At the very start of the partnership between Matthew Boulton (1728-1809) and James Watt (1736-1819) in 1776 Boulton told James Boswell, “I sell here, sir, what all the world desires to have – POWER.”
Boulton and Watt made their fortunes but realised that when their patent expired in 1800 they must build complete engines, rather than fabricate engine-parts and draw royalties on the invention.
Boulton’s Soho Manufactory was unsuitable for full-scale engine construction, so they established the Soho Foundry, about a mile away alongside the Birmingham Canal in Smethwick in 1796.
Their eventual third partner, William Murdoch (1754-1839), developed the manufacture of gas-lighting equipment at the Foundry.
The original partners passed on the business, Boulton, Watt & Co, to their respective sons, Matthew Robinson Boulton (1770-1842) and James Watt Jnr (1769-1848). After James Watt Jnr’s death the company became James Watt & Co and continued to build steam engines almost to the end of the nineteenth century.
The Soho Foundry built the screw engines for Brunel’s SS Great Eastern (1859), and the ornate pumping-engines that are preserved at the Papplewick Pumping Station, Nottinghamshire (1884).
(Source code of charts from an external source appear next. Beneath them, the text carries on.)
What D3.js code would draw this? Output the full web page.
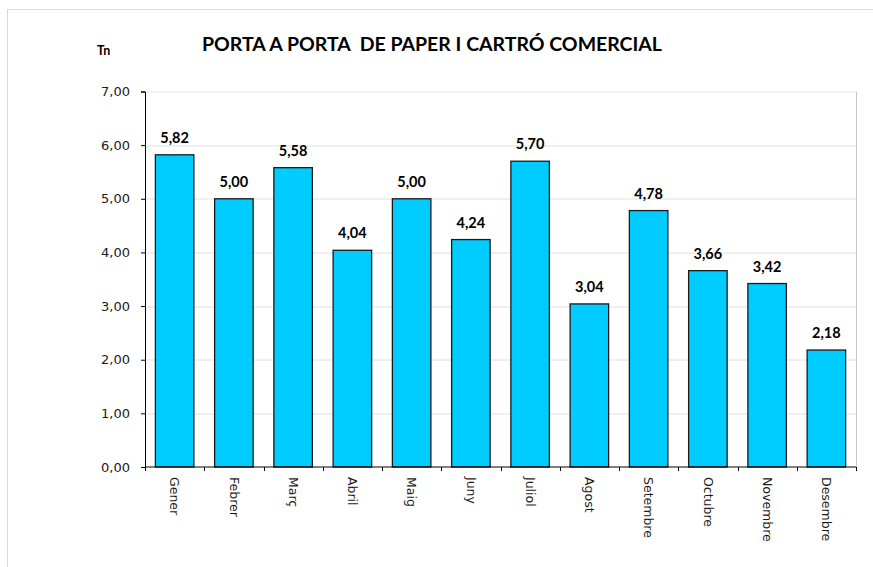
<!DOCTYPE html>
<html>
<head>
<meta charset="utf-8">
<script src="https://cdn.jsdelivr.net/npm/d3@7"></script>
<style>
	body { margin: 0; background: #fff; }
	svg { display: block; }
</style>
</head>
<body>
<div id="viz-container"></div>
<script>
var MONTHS = ['Gener', 'Febrer', 'Març', 'Abril', 'Maig', 'Juny', 'Juliol', 'Agost', 'Setembre', 'Octubre', 'Novembre', 'Desembre'];
var TONNES = [5.82, 5.00, 5.58, 4.04, 5.00, 4.24, 5.70, 3.04, 4.78, 3.66, 3.42, 2.18];
var Y_TICKS = [0, 1, 2, 3, 4, 5, 6, 7];
var TITLE = 'PORTA A PORTA  DE PAPER I CARTRÓ COMERCIAL';

var svg = d3.select('#viz-container').append('svg')
	.attr('width', 873)
	.attr('height', 567);

var margin = {top: 91.5, right: 17, bottom: 100, left: 145},
    width = 873 - margin.left - margin.right,
    height = 567 - margin.top - margin.bottom;

var fmt = function(v) { return d3.format('.2f')(v).replace('.', ','); };

// chart frame
svg.append('rect')
	.attr('x', 7.5).attr('y', 9.5)
	.attr('width', 880).attr('height', 580)
	.attr('fill', 'none')
	.attr('stroke', '#d9d9d9');

svg.append('text')
	.attr('x', 432)
	.attr('y', 51)
	.attr('text-anchor', 'middle')
	.style('font-family', 'Lato, "Open Sans", sans-serif')
	.style('font-weight', 'bold')
	.style('font-size', '19.5px')
	.style('white-space', 'pre')
	.attr('xml:space', 'preserve')
	.text(TITLE);

svg.append('text')
	.attr('x', 97)
	.attr('y', 55)
	.style('font-family', 'Lato, sans-serif')
	.style('font-weight', 'bold')
	.style('font-size', '12.5px')
	.text('Tn');

var g = svg.append('g')
	.attr('transform', 'translate(' + margin.left + ',' + margin.top + ')');

var x = d3.scaleBand()
	.domain(MONTHS)
	.range([0, width])
	.paddingInner(0.35)
	.paddingOuter(0.175);

var y = d3.scaleLinear()
	.domain([0, 7])
	.range([height, 0]);

// gridlines
g.append('g').selectAll('line')
	.data(Y_TICKS.slice(1))
	.enter().append('line')
	.attr('x1', 0).attr('x2', width)
	.attr('y1', function(d) { return Math.round(y(d)) + 0.5; })
	.attr('y2', function(d) { return Math.round(y(d)) + 0.5; })
	.attr('stroke', '#e0e0e0');

// plot border right
g.append('line')
	.attr('x1', width + 0.5).attr('x2', width + 0.5)
	.attr('y1', 0).attr('y2', height)
	.attr('stroke', '#c8c8c8');

g.append('g').selectAll('rect')
	.data(TONNES)
	.enter().append('rect')
	.attr('x', function(d, i) { return x(MONTHS[i]); })
	.attr('y', function(d) { return y(d); })
	.attr('width', x.bandwidth())
	.attr('height', function(d) { return height - y(d); })
	.attr('fill', '#00ccff')
	.attr('stroke', '#1a1a1a')
	.attr('stroke-width', 1.3);

g.append('g').selectAll('text')
	.data(TONNES)
	.enter().append('text')
	.attr('x', function(d, i) { return x(MONTHS[i]) + x.bandwidth() / 2; })
	.attr('y', function(d) { return y(d) - 12; })
	.attr('text-anchor', 'middle')
	.style('font-family', 'Lato, sans-serif')
	.style('font-weight', 'bold')
	.style('font-size', '14.5px')
	.text(function(d) { return fmt(d); });

// y axis
var yAxis = g.append('g')
	.call(d3.axisLeft(y).tickValues(Y_TICKS).tickFormat(fmt).tickSize(4).tickPadding(11));
yAxis.selectAll('text')
	.style('font-family', '"DejaVu Sans", sans-serif')
	.style('font-size', '13px')
	.attr('fill', '#1a1a1a');
yAxis.selectAll('line, path').attr('stroke', '#000');

// x axis with ticks at band boundaries
var xAxis = g.append('g')
	.attr('transform', 'translate(0,' + height + ')');
xAxis.append('line')
	.attr('x1', 0).attr('x2', width)
	.attr('stroke', '#000');
xAxis.selectAll('.tick')
	.data(d3.range(MONTHS.length + 1))
	.enter().append('line')
	.attr('class', 'tick')
	.attr('x1', function(i) { return Math.round(i * width / MONTHS.length) + 0.5; })
	.attr('x2', function(i) { return Math.round(i * width / MONTHS.length) + 0.5; })
	.attr('y1', 0).attr('y2', 4)
	.attr('stroke', '#000');
xAxis.selectAll('.lbl')
	.data(MONTHS)
	.enter().append('text')
	.attr('class', 'lbl')
	.attr('transform', function(d) {
		return 'translate(' + (x(d) + x.bandwidth() / 2) + ',10) rotate(90)';
	})
	.attr('dy', '0.35em')
	.style('font-family', '"DejaVu Sans", sans-serif')
	.style('font-size', '12.5px')
	.attr('fill', '#1a1a1a')
	.text(function(d) { return d; });
</script>
</body>
</html>
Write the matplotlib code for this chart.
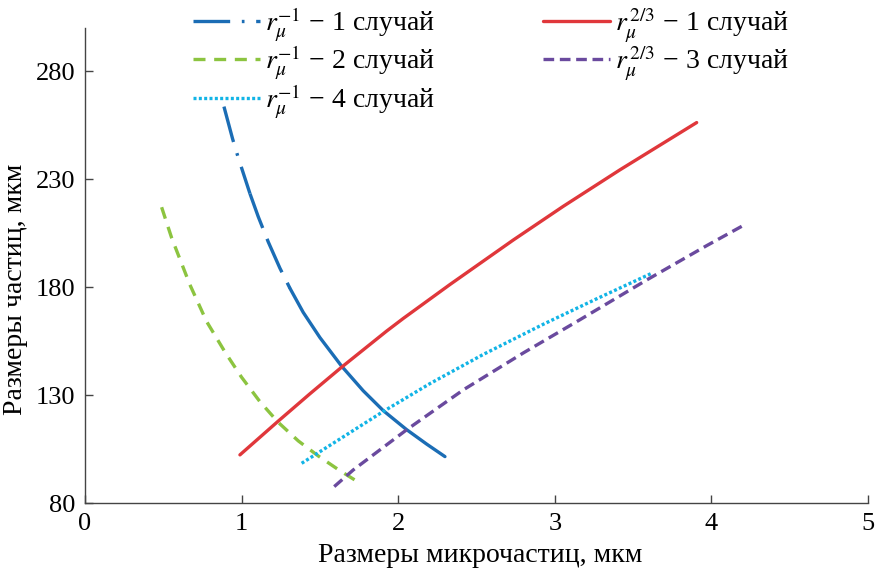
import matplotlib
matplotlib.use("Agg")
import matplotlib.pyplot as plt

plt.rcParams['font.family'] = ['Liberation Serif', 'DejaVu Serif']
plt.rcParams['mathtext.fontset'] = 'stix'

# r^-1, случай 1
x_b1 = [0.888, 0.943, 0.979, 1.054, 1.107, 1.171, 1.245, 1.309, 1.394, 1.501,
        1.639, 1.777, 1.905, 2.054, 2.182, 2.299]
y_b1 = [263.6, 248.7, 240.0, 223.3, 212.6, 200.9, 188.8, 179.5, 168.3, 156.6,
        143.4, 132.0, 122.8, 114.0, 107.3, 101.5]
# r^-1, случай 2
x_g2 = [0.490, 0.554, 0.670, 0.777, 0.894, 1.000, 1.117, 1.234, 1.362, 1.490,
        1.628, 1.767]
y_g2 = [217.0, 202.8, 181.2, 164.1, 150.0, 138.3, 127.0, 117.4, 108.8, 101.8,
        95.0, 88.7]
# r^-1, случай 4
x_c4 = [1.384, 1.905, 2.203, 2.543, 2.927, 3.268, 3.619]
y_c4 = [98.4, 122.4, 135.3, 148.8, 162.8, 174.6, 186.4]
# r^2/3, случай 1
x_r1 = [0.990, 1.234, 1.437, 1.639, 1.926, 2.033, 2.331, 2.735, 3.054, 3.416,
        3.906]
y_r1 = [102.3, 117.9, 130.6, 142.9, 159.6, 165.5, 181.2, 201.8, 217.4, 234.3,
        256.2]
# r^2/3, случай 3
x_p3 = [1.592, 1.713, 2.054, 2.416, 2.799, 3.161, 3.587, 3.970, 4.215]
y_p3 = [87.6, 95.3, 113.9, 132.4, 149.5, 164.9, 183.3, 199.2, 209.0]

lab_b1 = r'$r_{\mu}^{-1}$ − 1 случай'
lab_g2 = r'$r_{\mu}^{-1}$ − 2 случай'
lab_c4 = r'$r_{\mu}^{-1}$ − 4 случай'
lab_r1 = r'$r_{\mu}^{\,2/3}$ − 1 случай'
lab_p3 = r'$r_{\mu}^{\,2/3}$ − 3 случай'

fs = 20
fig = plt.figure(figsize=(8.75, 5.68), dpi=100)
ax = fig.add_axes([0.097, 0.1144, 0.895, 0.8363])

lw = 2.4
blue = '#1b6db5'
# верх штрих-пунктиром, потом штрихи, потом сплошная
hb, = ax.plot(x_b1[:4], y_b1[:4], color=blue, lw=lw,
              dashes=[11, 3.5, 0.8, 3.5], label=lab_b1)
ax.plot(x_b1[3:8], y_b1[3:8], color=blue, lw=lw, dashes=[11, 3.5])
ax.plot(x_b1[7:], y_b1[7:], color=blue, lw=lw, solid_capstyle='round')
hg, = ax.plot(x_g2, y_g2, color='#8cc440', lw=lw, dashes=[3.6, 2.6], label=lab_g2)
hc, = ax.plot(x_c4, y_c4, color='#12b4e6', lw=lw, dashes=[0.9, 0.7], label=lab_c4)
hr, = ax.plot(x_r1, y_r1, color='#e0373b', lw=lw, solid_capstyle='round', label=lab_r1)
hp, = ax.plot(x_p3, y_p3, color='#6a4a9e', lw=lw, dashes=[3.2, 1.7], label=lab_p3)

ax.set_xlim(0, 5)
ax.set_ylim(80, 300)
ax.set_xticks([0, 1, 2, 3, 4, 5])
ax.set_yticks([80, 130, 180, 230, 280])
ax.spines['top'].set_visible(False)
ax.spines['right'].set_visible(False)
for s in ['left', 'bottom']:
    ax.spines[s].set_color('#444444')
    ax.spines[s].set_linewidth(1.0)
ax.tick_params(direction='in', length=6, width=1.0, color='#444444',
               labelsize=19, pad=7)
ax.set_xlabel('Размеры микрочастиц, мкм', fontsize=fs)
ax.set_ylabel('Размеры частиц, мкм', fontsize=fs)
ax.xaxis.set_label_coords(0.505, -0.085)
ax.yaxis.set_label_coords(-0.072, 0.45)

fig.legend(handles=[hb, hg, hc, hr, hp], ncol=2, frameon=False,
           loc='upper left', bbox_to_anchor=(0.192, 1.035), fontsize=fs,
           handlelength=2.4, handletextpad=0.2, columnspacing=3.9,
           labelspacing=0.0)

fig.savefig('out.png', dpi=100)
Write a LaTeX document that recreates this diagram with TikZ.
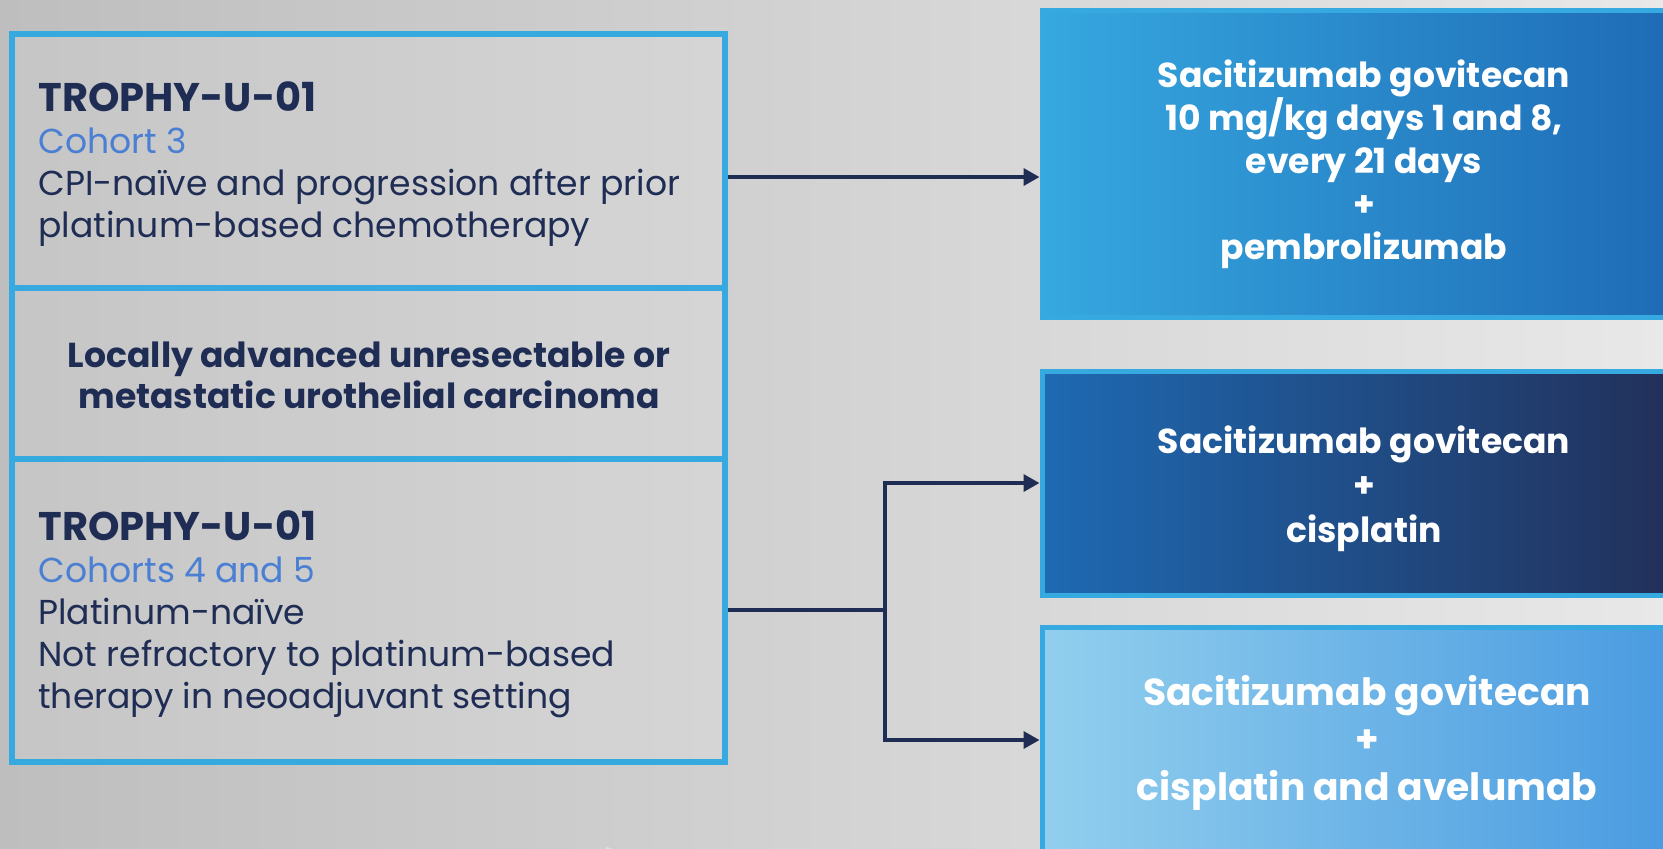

In 1895 the site was taken over by the weighing-machine maker, W & T Avery, whose successor, Avery Weight-Tronix, continues to innovate and manufacture on the site.
Though actual casting ended in 1954, the site has remained a key location for the development of digital weighing equipment of many kinds.
The ground is rich in archaeology, much of which remains to be uncovered. The gatehouse block houses the fascinating Avery Historical Museum.
And high on a gable in the surviving Forge buildings is the name ‘James Watt & Co’, linking back to the dour Scotsman whose genius transformed the world.
There can’t be many industrial sites in Britain that have worked continuously since the late eighteenth century.